BILOXI, MS (WLOX) - Crews are going underground this week to see what kind of junk Hurricane Katrina left behind. The work is starting in east Biloxi, an area known for its aging drainage system.
"After the storm, there was quite a bit of debris that made its way into the storm and sewer lines," said Program Manager Brent Duet. "So this process, basically, they're hosing the line and they're vacuuming all that debris out."
Water flushes out the lines. Then, a large hose sucks out the debris and pumps it into a vacuum truck.
To give the crews a good picture of what really lies beneath, a remote-controlled camera comes into play. The camera spins as it moves through the pipes, providing a 360-degree view of the lines. A team inside a truck records the video to see if the pipes are clogged or possibly damaged.

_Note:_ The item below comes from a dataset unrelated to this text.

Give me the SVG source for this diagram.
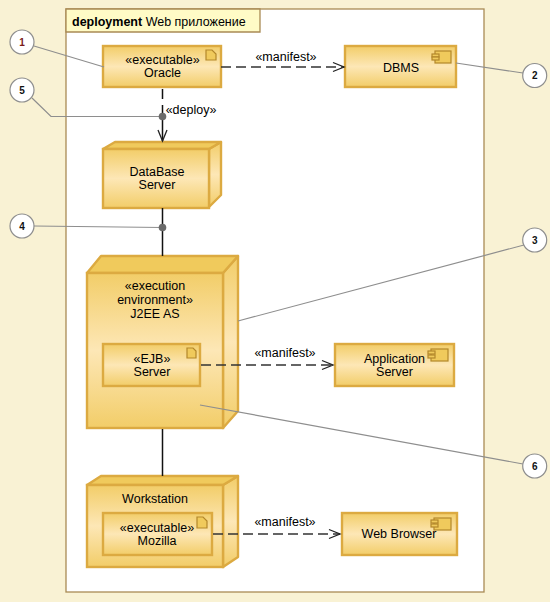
<svg xmlns="http://www.w3.org/2000/svg" width="550" height="602" viewBox="0 0 550 602">
<defs>
<linearGradient id="g" x1="0" y1="0" x2="0" y2="1"><stop offset="0" stop-color="#f2cd68"/><stop offset="0.5" stop-color="#fde7b6"/><stop offset="1" stop-color="#f2cd68"/></linearGradient>
<marker id="open" markerUnits="userSpaceOnUse" markerWidth="14" markerHeight="14" refX="12" refY="7" orient="auto"><path d="M1 2.500L12 7L1 11.500" fill="none" stroke="#222" stroke-width="1.3"/></marker>
</defs>
<style>
text{font-family:"Liberation Sans",Arial,sans-serif;font-size:12.5px;fill:#000;text-anchor:middle}
.box,.face{fill:url(#g);stroke:#dcaa41;stroke-width:2.4}
.sideg{fill:url(#g);stroke:#dcaa41;stroke-width:2.4;stroke-linejoin:round}
.top{fill:#f0ca5c;stroke:#dcaa41;stroke-width:2.4;stroke-linejoin:round}
.icon{fill:#f0ca5c;stroke:#b3872a;stroke-width:1.2}
.lead{fill:none;stroke:#8e8e8e;stroke-width:1.2}
.bub{fill:#fff;stroke:#8e8e8e;stroke-width:1.2}
.num{font-size:10px;font-weight:bold;fill:#111}
.dash{fill:none;stroke:#333;stroke-width:1.5;stroke-dasharray:10 5;marker-end:url(#open)}
.solid{fill:none;stroke:#111;stroke-width:1.5}
.dot{fill:#6a6a6a}
</style>
<rect width="550" height="602" fill="#f9f2d4"/>
<g id="frame">
<rect x="66" y="9" width="418" height="583" fill="#fff" stroke="#a98a55" stroke-width="1.3"/>
<path d="M66 9H260V32H66Z" fill="#fffbc6" stroke="#a98a55" stroke-width="1.3"/>
<text x="72" y="26" style="text-anchor:start"><tspan font-weight="bold">deployment</tspan> Web приложение</text>
</g>
<g id="oracle">
<rect class="box" x="103" y="46" width="118" height="41"/>
<path class="icon" d="M206 50H212L216 54V60H206Z"/>
<text x="162.500" y="64">«executable»</text><text x="162.500" y="77">Oracle</text>
</g>
<g id="dbms">
<rect class="box" x="345" y="46" width="111" height="41"/>
<rect class="icon" x="435" y="51" width="16" height="12"/><rect class="icon" x="432" y="54" width="7" height="3"/><rect class="icon" x="432" y="57" width="7" height="3"/>
<text x="401" y="72">DBMS</text>
</g>
<g id="database-server">
<path class="sideg" d="M209 149L221 142V195L209 207Z"/>
<path class="top" d="M103 149L115 142H221L209 149Z"/>
<rect class="face" x="103" y="149" width="106" height="59"/>
<text x="157" y="176">DataBase</text><text x="157" y="189">Server</text>
</g>
<g id="j2ee-as">
<path class="sideg" d="M223 273L238 256V411L223 428Z"/>
<path class="top" d="M87 273L101 256H238L223 273Z"/>
<rect class="face" x="87" y="273" width="136" height="155"/>
<text x="155" y="290">«execution</text><text x="155" y="304">environment»</text><text x="155" y="318">J2EE AS</text>
</g>
<g id="ejb-server">
<rect class="box" x="103" y="344" width="97" height="42"/>
<path class="icon" d="M187 348H193L196 351V358H187Z"/>
<text x="152" y="363">«EJB»</text><text x="152" y="376">Server</text>
</g>
<g id="application-server">
<rect class="box" x="335" y="344" width="119" height="42"/>
<rect class="icon" x="431" y="349" width="17" height="12"/><rect class="icon" x="428" y="351" width="7" height="3"/><rect class="icon" x="428" y="355" width="7" height="3"/>
<text x="394.500" y="363">Application</text><text x="394.500" y="376">Server</text>
</g>
<g id="workstation">
<path class="sideg" d="M223 485L238 476V557L223 567Z"/>
<path class="top" d="M87 485L101 476H238L223 485Z"/>
<rect class="face" x="87" y="485" width="136" height="82"/>
<text x="155" y="503">Workstation</text>
</g>
<g id="mozilla">
<rect class="box" x="103" y="513" width="109" height="42"/>
<path class="icon" d="M197 517H203L207 521V528H197Z"/>
<text x="157" y="532">«executable»</text><text x="157" y="545">Mozilla</text>
</g>
<g id="web-browser">
<rect class="box" x="342" y="513" width="115" height="42"/>
<rect class="icon" x="434" y="518" width="17" height="12"/><rect class="icon" x="431" y="520" width="7" height="3"/><rect class="icon" x="431" y="524" width="7" height="3"/>
<text x="399" y="538">Web Browser</text>
</g>
<g id="connectors">
<path class="dash" d="M221 67H344"/>
<path class="dash" d="M162.500 89V141" style="stroke:#111;stroke-dasharray:10 6 40"/>
<path class="solid" d="M162.500 208V256M162.500 429V476"/>
<path class="dash" d="M201 365H333"/>
<path class="dash" d="M213 534H340"/>
<text x="286" y="61">«manifest»</text>
<text x="191" y="114">«deploy»</text>
<text x="285" y="357">«manifest»</text>
<text x="285" y="526">«manifest»</text>
</g>
<g id="callouts">
<path class="lead" d="M34 46L104 67"/>
<path class="lead" d="M32 98L51 116.500H162"/>
<path class="lead" d="M34 226L162 227.500"/>
<path class="lead" d="M456 63L523 73"/>
<path class="lead" d="M238 321L524 245"/>
<path class="lead" d="M200 405L523 464"/>
<circle class="dot" cx="162.500" cy="116.500" r="3.800"/>
<circle class="dot" cx="162.500" cy="227.500" r="3.800"/>
<g id="note-1"><circle class="bub" cx="22" cy="42" r="12"/><text class="num" x="22" y="45.500" style="fill:#7a1a1a">1</text></g>
<g id="note-2"><circle class="bub" cx="534.700" cy="75.500" r="12"/><text class="num" x="534.700" y="79">2</text></g>
<g id="note-3"><circle class="bub" cx="534.700" cy="240" r="12"/><text class="num" x="534.700" y="243.500">3</text></g>
<g id="note-4"><circle class="bub" cx="22" cy="226" r="12"/><text class="num" x="22" y="229.500">4</text></g>
<g id="note-5"><circle class="bub" cx="22" cy="90" r="12"/><text class="num" x="22" y="93.500">5</text></g>
<g id="note-6"><circle class="bub" cx="534.700" cy="466" r="12"/><text class="num" x="534.700" y="469.500">6</text></g>
</g>
</svg>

"We have found some 2x4s, some tree limbs, an accumulation of gravel and debris," said Joe Crumby of Suncoast Infrastructure, a city contractor. "There's quite a bit, but the majority of the debris is the sand."
And if the objects are too large, "Typically, we might have to send a guy down to pull a 2x4 out," Crumby said.

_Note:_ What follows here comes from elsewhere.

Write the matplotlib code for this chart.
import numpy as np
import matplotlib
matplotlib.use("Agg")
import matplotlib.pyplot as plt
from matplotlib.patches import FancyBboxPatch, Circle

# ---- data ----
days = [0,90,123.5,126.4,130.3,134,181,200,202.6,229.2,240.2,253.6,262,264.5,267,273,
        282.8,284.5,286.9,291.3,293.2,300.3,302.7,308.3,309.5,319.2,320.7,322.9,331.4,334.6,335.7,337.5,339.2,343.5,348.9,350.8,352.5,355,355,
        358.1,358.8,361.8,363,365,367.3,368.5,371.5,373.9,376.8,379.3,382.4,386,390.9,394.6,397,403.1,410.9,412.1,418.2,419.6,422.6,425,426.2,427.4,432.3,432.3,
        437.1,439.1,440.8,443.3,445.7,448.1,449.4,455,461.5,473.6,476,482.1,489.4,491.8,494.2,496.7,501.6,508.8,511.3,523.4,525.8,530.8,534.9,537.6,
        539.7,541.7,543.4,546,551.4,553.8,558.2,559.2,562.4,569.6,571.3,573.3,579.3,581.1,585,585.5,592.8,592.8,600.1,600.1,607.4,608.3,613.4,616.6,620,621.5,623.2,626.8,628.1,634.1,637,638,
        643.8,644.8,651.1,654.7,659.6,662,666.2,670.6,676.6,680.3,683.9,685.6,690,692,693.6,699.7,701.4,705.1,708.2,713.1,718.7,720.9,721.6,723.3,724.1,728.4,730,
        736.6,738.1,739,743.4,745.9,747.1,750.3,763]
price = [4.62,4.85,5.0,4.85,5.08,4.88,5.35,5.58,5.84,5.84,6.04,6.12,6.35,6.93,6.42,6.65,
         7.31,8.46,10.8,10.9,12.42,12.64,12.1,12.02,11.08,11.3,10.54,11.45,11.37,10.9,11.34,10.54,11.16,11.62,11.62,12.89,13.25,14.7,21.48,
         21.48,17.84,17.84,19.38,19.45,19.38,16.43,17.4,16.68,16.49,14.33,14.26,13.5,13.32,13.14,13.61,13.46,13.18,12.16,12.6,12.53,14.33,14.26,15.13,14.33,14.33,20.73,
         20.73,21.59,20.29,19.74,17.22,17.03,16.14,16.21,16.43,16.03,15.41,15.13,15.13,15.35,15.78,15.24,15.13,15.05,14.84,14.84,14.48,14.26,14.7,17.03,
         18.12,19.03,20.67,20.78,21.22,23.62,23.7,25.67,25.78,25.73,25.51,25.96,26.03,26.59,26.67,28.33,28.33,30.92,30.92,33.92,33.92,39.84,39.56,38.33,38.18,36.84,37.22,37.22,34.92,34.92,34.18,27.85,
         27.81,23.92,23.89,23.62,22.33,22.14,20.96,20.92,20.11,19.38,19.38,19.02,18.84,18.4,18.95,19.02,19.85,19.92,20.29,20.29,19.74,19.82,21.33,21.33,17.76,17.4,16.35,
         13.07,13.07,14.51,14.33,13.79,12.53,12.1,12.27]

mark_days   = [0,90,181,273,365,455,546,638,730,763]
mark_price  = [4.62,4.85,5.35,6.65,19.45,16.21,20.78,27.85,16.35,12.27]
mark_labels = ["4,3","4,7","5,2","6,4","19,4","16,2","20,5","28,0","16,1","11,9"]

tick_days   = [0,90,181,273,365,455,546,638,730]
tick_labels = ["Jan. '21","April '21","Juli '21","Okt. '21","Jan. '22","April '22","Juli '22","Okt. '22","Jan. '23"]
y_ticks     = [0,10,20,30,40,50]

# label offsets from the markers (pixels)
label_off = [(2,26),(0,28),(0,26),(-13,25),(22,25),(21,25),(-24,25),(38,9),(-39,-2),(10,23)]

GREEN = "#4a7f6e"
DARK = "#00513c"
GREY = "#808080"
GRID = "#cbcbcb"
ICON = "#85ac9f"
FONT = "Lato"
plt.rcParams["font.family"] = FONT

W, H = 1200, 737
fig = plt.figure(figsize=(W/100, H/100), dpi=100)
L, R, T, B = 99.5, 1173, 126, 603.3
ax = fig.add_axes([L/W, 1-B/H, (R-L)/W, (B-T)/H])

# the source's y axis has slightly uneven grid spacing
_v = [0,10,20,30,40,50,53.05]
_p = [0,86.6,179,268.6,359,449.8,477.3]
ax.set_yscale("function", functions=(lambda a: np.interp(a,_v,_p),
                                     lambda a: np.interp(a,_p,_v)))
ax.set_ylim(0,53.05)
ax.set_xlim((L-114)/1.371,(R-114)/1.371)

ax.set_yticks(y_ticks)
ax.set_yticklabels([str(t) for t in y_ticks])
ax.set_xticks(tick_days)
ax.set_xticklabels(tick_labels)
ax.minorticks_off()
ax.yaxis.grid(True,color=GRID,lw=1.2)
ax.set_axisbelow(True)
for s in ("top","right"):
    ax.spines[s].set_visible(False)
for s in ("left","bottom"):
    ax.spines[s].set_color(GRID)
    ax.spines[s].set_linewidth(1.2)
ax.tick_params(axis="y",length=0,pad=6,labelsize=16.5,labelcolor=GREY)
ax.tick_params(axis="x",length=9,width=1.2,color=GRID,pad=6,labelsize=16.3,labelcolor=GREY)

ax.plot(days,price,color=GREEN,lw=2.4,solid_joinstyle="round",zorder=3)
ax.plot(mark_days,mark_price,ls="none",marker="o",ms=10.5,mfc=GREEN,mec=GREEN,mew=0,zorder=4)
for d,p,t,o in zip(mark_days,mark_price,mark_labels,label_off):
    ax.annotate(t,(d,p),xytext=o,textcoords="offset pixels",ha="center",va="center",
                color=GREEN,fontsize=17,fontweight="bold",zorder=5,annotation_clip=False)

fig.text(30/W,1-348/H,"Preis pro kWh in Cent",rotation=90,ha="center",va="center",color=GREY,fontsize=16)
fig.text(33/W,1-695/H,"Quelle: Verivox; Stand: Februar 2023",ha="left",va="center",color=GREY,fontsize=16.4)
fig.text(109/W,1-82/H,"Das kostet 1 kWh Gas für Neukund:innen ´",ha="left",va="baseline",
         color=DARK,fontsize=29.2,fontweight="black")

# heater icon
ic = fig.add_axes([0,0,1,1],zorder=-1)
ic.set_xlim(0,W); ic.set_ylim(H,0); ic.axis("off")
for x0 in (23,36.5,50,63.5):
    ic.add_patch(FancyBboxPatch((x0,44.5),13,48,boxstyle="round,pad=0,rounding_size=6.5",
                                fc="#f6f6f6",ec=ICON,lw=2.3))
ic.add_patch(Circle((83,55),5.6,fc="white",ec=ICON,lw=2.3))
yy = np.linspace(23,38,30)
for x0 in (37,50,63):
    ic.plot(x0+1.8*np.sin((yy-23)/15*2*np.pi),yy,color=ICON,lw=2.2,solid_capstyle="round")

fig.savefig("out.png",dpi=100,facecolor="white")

It will take the workers until February to finish cleaning and inspecting up to 120,000 feet of storm and sewer pipes.
"If there were damages associated with the storm, then that would be an opportunity for the city to replace or fix that damage," said Duet.
The project is part of a $355 million program to repair or replace sewer and water lines, storm drains, and lift stations in Katrina-damaged areas of Biloxi. The program is funded by FEMA.